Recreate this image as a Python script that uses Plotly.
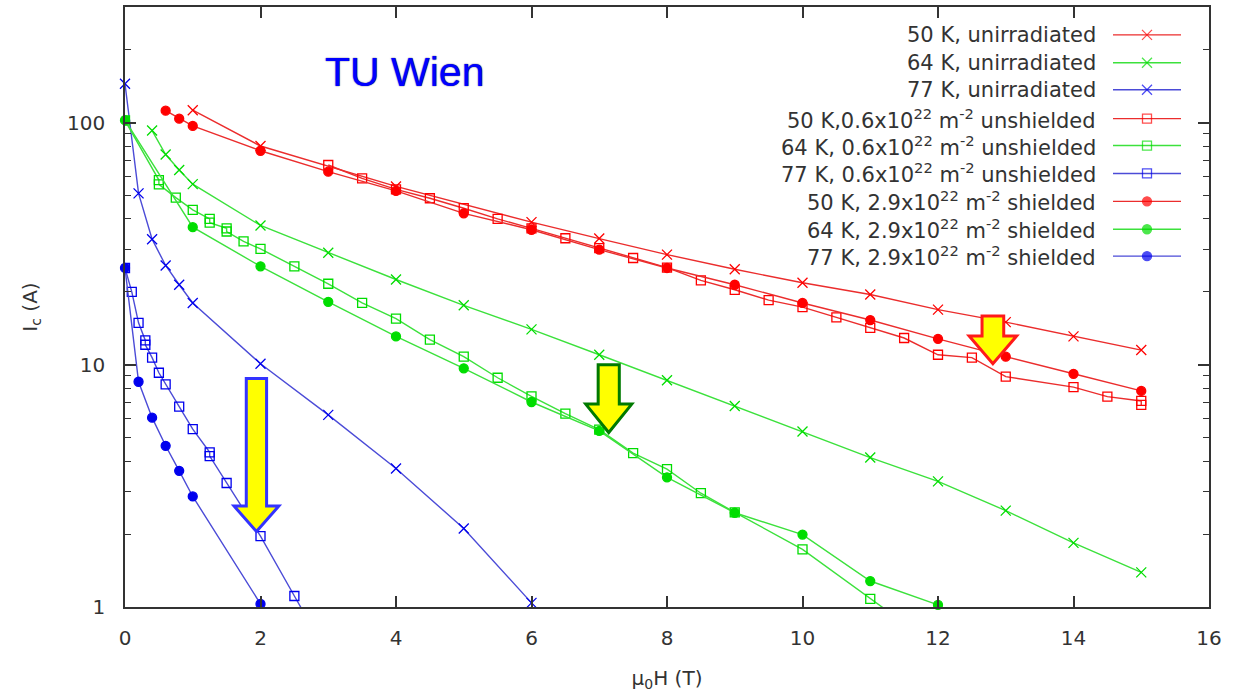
import math
import plotly.graph_objects as go

# ---- critical current Ic (A) versus applied field mu0H (T) ----
# unirradiated
x50_unirr = [1, 2, 4, 6, 7, 8, 9, 10, 11, 12, 13, 14, 15]
y50_unirr = [112.5, 80, 54.5, 38.8, 33.2, 28.5, 24.8, 21.8, 19.5, 16.9, 15.0, 13.1, 11.5]

x64_unirr = [0.4, 0.6, 0.8, 1, 2, 3, 4, 5, 6, 7, 8, 9, 10, 11, 12, 13, 14, 15]
y64_unirr = [92.7, 73.8, 63.7, 55.7, 37.6, 29.0, 22.5, 17.6, 14.0, 11.0, 8.63, 6.76, 5.30,
             4.14, 3.30, 2.50, 1.84, 1.39]

x77_unirr = [0, 0.2, 0.4, 0.6, 0.8, 1, 2, 3, 4, 5, 6]
y77_unirr = [144.6, 51.0, 33.0, 25.7, 21.4, 18.0, 10.1, 6.21, 3.73, 2.11, 1.04]

# 0.6x10^22 m^-2, unshielded
x50_unsh = [3, 3.5, 4, 4.5, 5, 5.5, 6, 6.5, 7, 7.5, 8, 8.5, 9, 9.5, 10, 10.5, 11, 11.5,
            12, 12.5, 13, 14, 14.5, 15, 15]
y50_unsh = [66.8, 58.8, 53.0, 48.7, 44.3, 40.0, 36.6, 33.3, 30.3, 27.6, 25.2, 22.3, 20.4,
            18.5, 17.3, 15.7, 14.2, 12.9, 11.0, 10.7, 8.93, 8.09, 7.39, 7.09, 6.83]

x64_unsh = [0, 0.5, 0.5, 0.75, 1, 1.25, 1.25, 1.5, 1.5, 1.75, 2, 2.5, 3, 3.5, 4, 4.5, 5,
            5.5, 6, 6.5, 7, 7.5, 8, 8.5, 9, 10, 11, 12]
y64_unsh = [102, 57.9, 55.6, 49.0, 43.6, 40.0, 38.6, 36.6, 35.5, 32.3, 30.1, 25.5, 21.6,
            18.0, 15.5, 12.7, 10.8, 8.84, 7.41, 6.28, 5.4, 4.32, 3.71, 2.95, 2.46, 1.73,
            1.08, 0.68]

x77_unsh = [0, 0.1, 0.2, 0.3, 0.3, 0.4, 0.5, 0.6, 0.8, 1, 1.25, 1.25, 1.5, 2, 2.5, 3]
y77_unsh = [25.1, 20.0, 14.9, 12.6, 12.1, 10.7, 9.27, 8.3, 6.72, 5.42, 4.35, 4.2, 3.25,
            1.96, 1.11, 0.63]

# 2.9x10^22 m^-2, shielded
x50_sh = [0.6, 0.8, 1, 2, 3, 4, 5, 6, 7, 8, 9, 10, 11, 12, 13, 14, 15]
y50_sh = [112, 103.8, 96.9, 76.5, 62.7, 52.2, 42.2, 36.1, 29.9, 25.1, 21.4, 18.0, 15.3,
          12.8, 10.8, 9.18, 7.8]

x64_sh = [0, 1, 2, 3, 4, 5, 6, 7, 8, 9, 10, 11, 12]
y64_sh = [102.3, 37.0, 25.5, 18.2, 13.1, 9.67, 7.02, 5.33, 3.43, 2.45, 1.99, 1.28, 1.02]

x77_sh = [0, 0.2, 0.4, 0.6, 0.8, 1, 2]
y77_sh = [25.1, 8.51, 6.05, 4.63, 3.65, 2.86, 1.03]

x_ticks = [0, 2, 4, 6, 8, 10, 12, 14, 16]
y_ticks = [1, 10, 100]
y_minor = [2, 3, 4, 5, 6, 7, 8, 9, 20, 30, 40, 50, 60, 70, 80, 90, 200]

X_MAX = 16
Y_MAX = 300

FONT = "DejaVu Sans"
AXIS_COLOR = "#333333"

LINE = {"red": "rgb(235,45,45)", "green": "rgb(60,225,60)", "blue": "rgb(75,75,215)"}
MARK = {"red": "#ff0000", "green": "#00dd00", "blue": "#0000ee"}

SYMBOL = {"x": ("x-thin-open", 10), "sq": ("square-open", 9), "dot": ("circle", 9)}

series = [
    ("50 K, unirradiated", x50_unirr, y50_unirr, "red", "x", False),
    ("64 K, unirradiated", x64_unirr, y64_unirr, "green", "x", False),
    ("77 K, unirradiated", x77_unirr, y77_unirr, "blue", "x", False),
    ("50 K,0.6x10<sup>22</sup> m<sup>-2</sup> unshielded", x50_unsh, y50_unsh, "red", "sq", False),
    ("64 K, 0.6x10<sup>22</sup> m<sup>-2</sup> unshielded", x64_unsh, y64_unsh, "green", "sq", True),
    ("77 K, 0.6x10<sup>22</sup> m<sup>-2</sup> unshielded", x77_unsh, y77_unsh, "blue", "sq", True),
    ("50 K, 2.9x10<sup>22</sup> m<sup>-2</sup> shielded", x50_sh, y50_sh, "red", "dot", False),
    ("64 K, 2.9x10<sup>22</sup> m<sup>-2</sup> shielded", x64_sh, y64_sh, "green", "dot", False),
    ("77 K, 2.9x10<sup>22</sup> m<sup>-2</sup> shielded", x77_sh, y77_sh, "blue", "dot", False),
]

W, H = 1251, 693
ML, MR, MT, MB = 125, 42, 5, 86
PW, PH = W - ML - MR, H - MT - MB


def px_to_paper_x(px):
    return (px - ML) / PW


def px_to_paper_y(py):
    return (H - MB - py) / PH


def data_to_paper(x, y):
    return x / X_MAX, math.log10(y) / math.log10(Y_MAX)


fig = go.Figure()

for name, xs, ys, col, mk, clip in series:
    sym, size = SYMBOL[mk]
    fig.add_trace(go.Scatter(
        x=xs, y=ys, mode="lines+markers", name=name, showlegend=False,
        cliponaxis=clip,
        line=dict(color=LINE[col], width=1.4),
        marker=dict(symbol=sym, size=size, color=MARK[col],
                    line=dict(color=MARK[col], width=1.3)),
    ))

# hand-built key: right-aligned labels with line samples to their right
key_rows = [33, 61, 88, 117, 144, 172, 200, 228, 255]
key_text_right = 1098
key_line = (1113, 1181)
annotations = []
for (name, xs, ys, col, mk, clip), row in zip(series, key_rows):
    annotations.append(dict(
        text=name, xref="paper", yref="paper",
        x=px_to_paper_x(key_text_right), y=px_to_paper_y(row),
        xanchor="right", yanchor="middle", showarrow=False,
        font=dict(family=FONT, size=21, color="#333333"),
    ))
    sym, size = SYMBOL[mk]
    x0, x1 = px_to_paper_x(key_line[0]), px_to_paper_x(key_line[1])
    yy = px_to_paper_y(row)
    fig.add_trace(go.Scatter(
        x=[x0, (x0 + x1) / 2, x1], y=[yy, yy, yy], xaxis="x2", yaxis="y2",
        mode="lines+markers", showlegend=False, hoverinfo="skip",
        line=dict(color=LINE[col], width=1.4),
        marker=dict(symbol=sym, size=[0, size, 0], color=MARK[col],
                    line=dict(color=MARK[col], width=1.3)),
    ))

annotations.append(dict(
    text="TU Wien", xref="paper", yref="paper",
    x=px_to_paper_x(404), y=px_to_paper_y(70), xanchor="center", yanchor="middle",
    showarrow=False,
    font=dict(family="Liberation Sans", size=41, color="#0000ff",
              shadow="0 0 1.2px #000033"),
))

# highlight arrows (centre field, tip/head/top currents, half widths in T)
arrows = [
    dict(x=1.94, tip=2.05, head=2.61, top=8.78, body=0.15, half=0.33, edge="#3333ff"),
    dict(x=7.14, tip=5.25, head=6.88, top=10.0, body=0.156, half=0.34, edge="#007a00"),
    dict(x=12.81, tip=10.1, head=13.15, top=15.9, body=0.16, half=0.35, edge="#ff1a1a"),
]
shapes = []
for a in arrows:
    pts = [
        (a["x"] - a["body"], a["top"]), (a["x"] + a["body"], a["top"]),
        (a["x"] + a["body"], a["head"]), (a["x"] + a["half"], a["head"]),
        (a["x"], a["tip"]), (a["x"] - a["half"], a["head"]),
        (a["x"] - a["body"], a["head"]),
    ]
    pp = [data_to_paper(px, py) for px, py in pts]
    path = "M " + " L ".join(f"{u:.5f},{v:.5f}" for u, v in pp) + " Z"
    shapes.append(dict(type="path", path=path, xref="paper", yref="paper",
                       fillcolor="#ffff00", line=dict(color=a["edge"], width=3),
                       layer="above"))

axis_font = dict(family=FONT, size=20, color="#333333")

fig.update_layout(
    width=W, height=H,
    margin=dict(l=ML, r=MR, t=MT, b=MB),
    paper_bgcolor="white", plot_bgcolor="white",
    showlegend=False,
    annotations=annotations,
    shapes=shapes,
    xaxis=dict(
        range=[0, X_MAX], tickvals=x_ticks, ticktext=[str(v) for v in x_ticks],
        ticks="inside", ticklen=11, tickwidth=1.5, tickcolor=AXIS_COLOR,
        showline=True, linecolor=AXIS_COLOR, linewidth=1.5, mirror="ticks",
        showgrid=False, zeroline=False, tickfont=axis_font, ticklabelstandoff=12,
        title=dict(text="μ<sub>0</sub>H (T)", font=axis_font, standoff=22),
    ),
    yaxis=dict(
        type="log", range=[0, math.log10(Y_MAX)],
        tickvals=y_ticks, ticktext=[str(v) for v in y_ticks],
        ticks="inside", ticklen=11, tickwidth=1.5, tickcolor=AXIS_COLOR,
        minor=dict(tickvals=y_minor, ticks="inside", ticklen=6, tickwidth=1.3,
                   tickcolor=AXIS_COLOR, showgrid=False),
        showline=True, linecolor=AXIS_COLOR, linewidth=1.5, mirror="ticks",
        showgrid=False, zeroline=False, tickfont=axis_font, ticklabelstandoff=14,
        title=dict(text="I<sub>c</sub> (A)", font=axis_font, standoff=24),
    ),
    xaxis2=dict(overlaying="x", range=[0, 1], visible=False, fixedrange=True),
    yaxis2=dict(overlaying="y", range=[0, 1], visible=False, fixedrange=True),
)

fig.write_html("out.html")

+++++

WRITTEN REQUEST: Extract the lines exactly, please: the first line of the listing, the line with "15.0, 13.1, 11.5]", and every line between them, but no pictures.

FINAL RESULT:
Recreate this image as a Python script that uses Plotly.
import math
import plotly.graph_objects as go

# ---- critical current Ic (A) versus applied field mu0H (T) ----
# unirradiated
x50_unirr = [1, 2, 4, 6, 7, 8, 9, 10, 11, 12, 13, 14, 15]
y50_unirr = [112.5, 80, 54.5, 38.8, 33.2, 28.5, 24.8, 21.8, 19.5, 16.9, 15.0, 13.1, 11.5]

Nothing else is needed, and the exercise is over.